Quote every line as written. Omit pictures.
>> begin INFORMATION SUPPLIED
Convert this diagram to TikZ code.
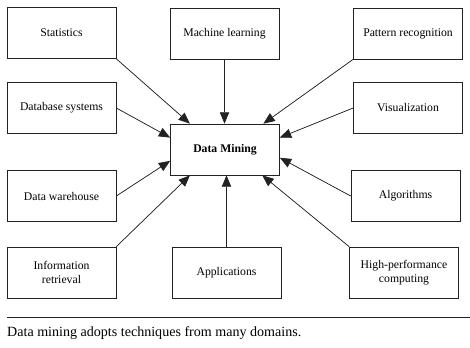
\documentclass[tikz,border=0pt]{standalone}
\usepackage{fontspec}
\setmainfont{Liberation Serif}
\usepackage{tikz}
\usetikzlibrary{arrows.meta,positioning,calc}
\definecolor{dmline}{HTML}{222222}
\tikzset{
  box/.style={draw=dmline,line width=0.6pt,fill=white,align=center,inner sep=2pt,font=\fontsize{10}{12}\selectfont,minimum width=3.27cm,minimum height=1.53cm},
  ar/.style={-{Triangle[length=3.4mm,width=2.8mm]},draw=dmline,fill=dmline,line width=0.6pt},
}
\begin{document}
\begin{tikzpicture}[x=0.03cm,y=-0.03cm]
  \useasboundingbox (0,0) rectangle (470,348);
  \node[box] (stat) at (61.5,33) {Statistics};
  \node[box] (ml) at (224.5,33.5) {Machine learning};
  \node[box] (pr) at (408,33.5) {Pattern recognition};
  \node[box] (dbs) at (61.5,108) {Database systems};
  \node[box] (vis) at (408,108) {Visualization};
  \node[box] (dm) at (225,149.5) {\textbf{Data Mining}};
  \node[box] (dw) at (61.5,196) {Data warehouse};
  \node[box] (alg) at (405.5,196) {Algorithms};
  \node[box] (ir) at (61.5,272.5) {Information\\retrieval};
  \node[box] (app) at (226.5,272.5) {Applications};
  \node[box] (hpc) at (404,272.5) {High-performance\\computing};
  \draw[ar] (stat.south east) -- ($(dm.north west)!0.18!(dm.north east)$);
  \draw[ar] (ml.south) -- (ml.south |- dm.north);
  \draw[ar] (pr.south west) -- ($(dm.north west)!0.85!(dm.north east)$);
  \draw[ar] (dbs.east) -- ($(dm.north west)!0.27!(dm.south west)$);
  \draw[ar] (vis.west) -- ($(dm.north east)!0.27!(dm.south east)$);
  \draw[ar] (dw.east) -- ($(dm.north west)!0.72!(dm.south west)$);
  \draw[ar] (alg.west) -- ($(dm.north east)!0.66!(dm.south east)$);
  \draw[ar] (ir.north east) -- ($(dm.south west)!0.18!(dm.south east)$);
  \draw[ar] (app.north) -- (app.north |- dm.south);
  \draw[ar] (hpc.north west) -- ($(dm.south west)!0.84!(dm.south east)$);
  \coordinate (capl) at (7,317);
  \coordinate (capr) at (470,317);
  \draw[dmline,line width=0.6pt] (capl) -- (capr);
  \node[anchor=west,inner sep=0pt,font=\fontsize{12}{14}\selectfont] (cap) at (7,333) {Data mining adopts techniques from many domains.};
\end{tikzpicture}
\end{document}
>> end INFORMATION SUPPLIED
§ **TASK RESPONSE**:
Convert this diagram to TikZ code.
\documentclass[tikz,border=0pt]{standalone}
\usepackage{fontspec}
\setmainfont{Liberation Serif}
\usepackage{tikz}
\usetikzlibrary{arrows.meta,positioning,calc}
\definecolor{dmline}{HTML}{222222}
\tikzset{
  box/.style={draw=dmline,line width=0.6pt,fill=white,align=center,inner sep=2pt,font=\fontsize{10}{12}\selectfont,minimum width=3.27cm,minimum height=1.53cm},
  ar/.style={-{Triangle[length=3.4mm,width=2.8mm]},draw=dmline,fill=dmline,line width=0.6pt},
}
\begin{document}
\begin{tikzpicture}[x=0.03cm,y=-0.03cm]
  \useasboundingbox (0,0) rectangle (470,348);
  \node[box] (stat) at (61.5,33) {Statistics};
  \node[box] (ml) at (224.5,33.5) {Machine learning};
  \node[box] (pr) at (408,33.5) {Pattern recognition};
  \node[box] (dbs) at (61.5,108) {Database systems};
  \node[box] (vis) at (408,108) {Visualization};
  \node[box] (dm) at (225,149.5) {\textbf{Data Mining}};
  \node[box] (dw) at (61.5,196) {Data warehouse};
  \node[box] (alg) at (405.5,196) {Algorithms};
  \node[box] (ir) at (61.5,272.5) {Information\\retrieval};
  \node[box] (app) at (226.5,272.5) {Applications};
  \node[box] (hpc) at (404,272.5) {High-performance\\computing};
  \draw[ar] (stat.south east) -- ($(dm.north west)!0.18!(dm.north east)$);
  \draw[ar] (ml.south) -- (ml.south |- dm.north);
  \draw[ar] (pr.south west) -- ($(dm.north west)!0.85!(dm.north east)$);
  \draw[ar] (dbs.east) -- ($(dm.north west)!0.27!(dm.south west)$);
  \draw[ar] (vis.west) -- ($(dm.north east)!0.27!(dm.south east)$);
  \draw[ar] (dw.east) -- ($(dm.north west)!0.72!(dm.south west)$);
  \draw[ar] (alg.west) -- ($(dm.north east)!0.66!(dm.south east)$);
  \draw[ar] (ir.north east) -- ($(dm.south west)!0.18!(dm.south east)$);
  \draw[ar] (app.north) -- (app.north |- dm.south);
  \draw[ar] (hpc.north west) -- ($(dm.south west)!0.84!(dm.south east)$);
  \coordinate (capl) at (7,317);
  \coordinate (capr) at (470,317);
  \draw[dmline,line width=0.6pt] (capl) -- (capr);
  \node[anchor=west,inner sep=0pt,font=\fontsize{12}{14}\selectfont] (cap) at (7,333) {Data mining adopts techniques from many domains.};
\end{tikzpicture}
\end{document}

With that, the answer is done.